Understanding this methodology allows you to explain to clients exactly what an "Islamic ETF" contains and how it differs from the broader market, highlighting its typically lower leverage profile and exclusion of specific sectors.
Common Pitfalls
- Assuming "Ethical" Equals "Sharia-Compliant": A common mistake is conflating general ESG (Environmental, Social, and Governance) funds with Sharia-compliant ones. While there is overlap (both exclude tobacco and gambling), Sharia law has specific, non-negotiable prohibitions on financial leverage and interest that many ESG funds do not screen for. Always use dedicated Sharia screening.
- Neglecting Ongoing Purification: Investors might focus solely on the initial stock selection and forget about the purification requirement for dividend income. This can render an otherwise compliant portfolio impure over time. Emphasize the importance of either selecting funds that handle purification automatically or setting up a manual process.
- Overlooking the SSB's Authority: Relying on a fund's marketing material without verifying the credentials and published rulings of its Sharia supervisory board is a significant risk. The SSB's involvement is the cornerstone of compliance; its absence or opacity should be a major red flag.
- Misunderstanding Liquidity and Interest Ratios: The 33.33% threshold is not a measure of a company's financial health but a religious compliance limit. A company with 20% debt might be a compliant investment, while a financially healthier company with 35% debt would be excluded.

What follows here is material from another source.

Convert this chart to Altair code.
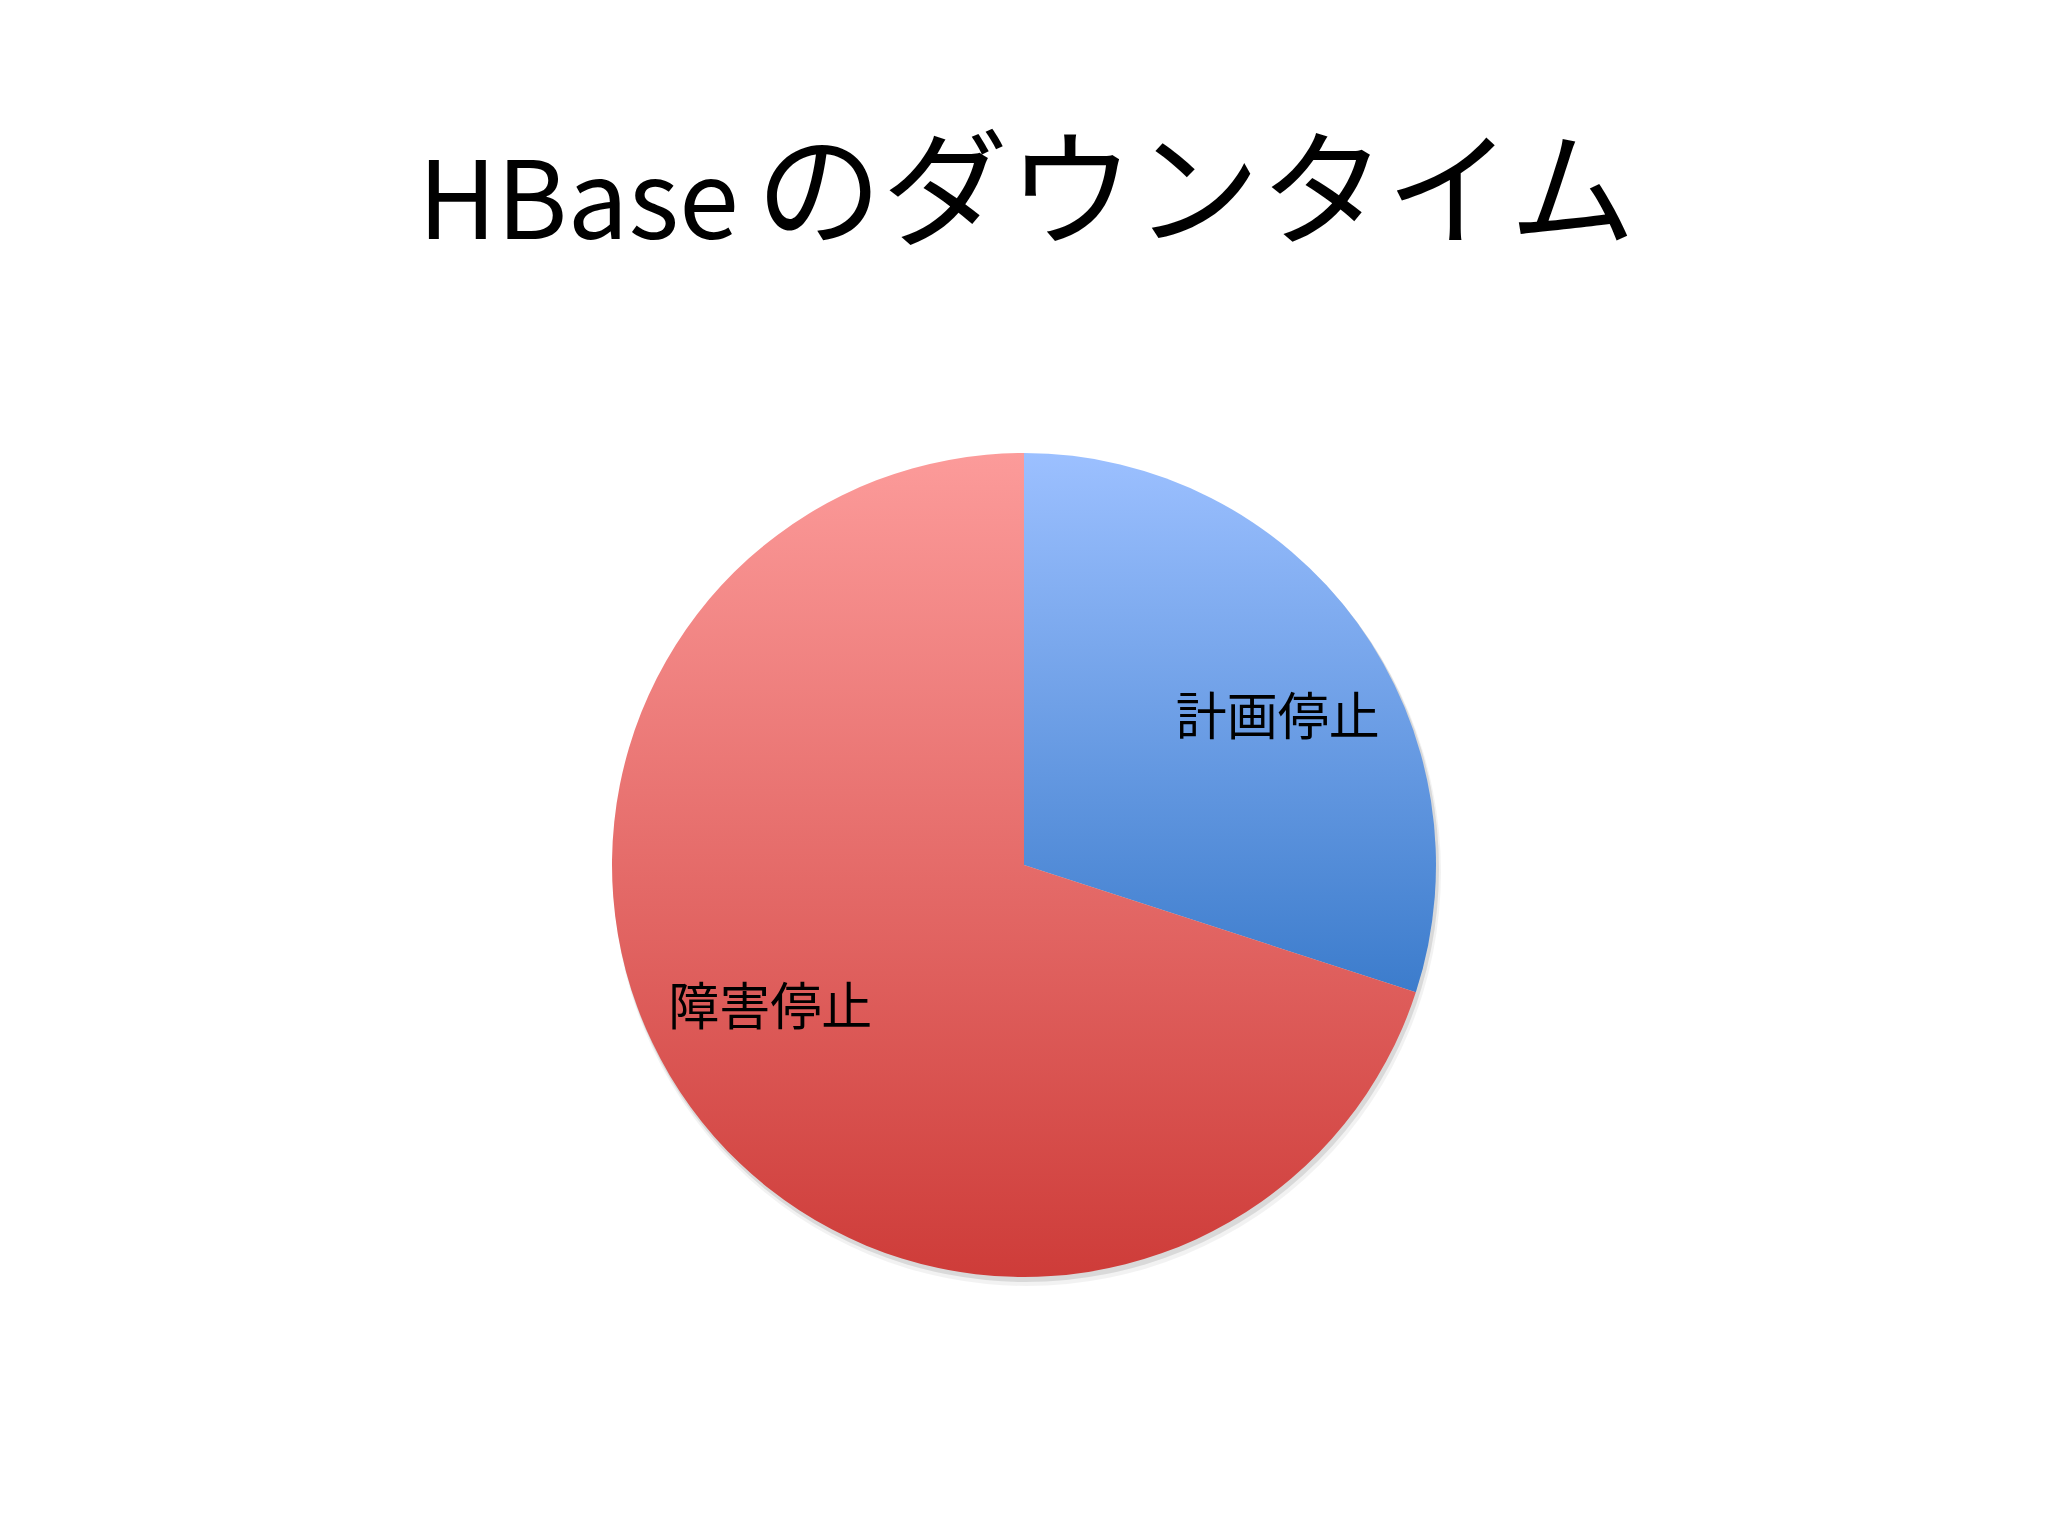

The screening is binary based on the rule, not a gradient of financial quality.
Summary
- Sharia-compliant investing requires dual screening: first, for prohibited business activities (alcohol, gambling, etc.), and second, for excessive financial leverage and interest-bearing assets.
- A qualified Sharia supervisory board provides essential religious oversight, issuing rulings and auditing funds for ongoing compliance.
- Purification is a mandatory process where a proportional amount of any impermissible income earned from a compliant stock is calculated and donated to charity.
- Islamic indices are constructed by applying these screening rules to a parent index (like the S&P 500) and rebalancing regularly.
- For financial advisors, mastering these principles is key to building trust and effectively serving Muslim clients who seek to align their investments with their faith.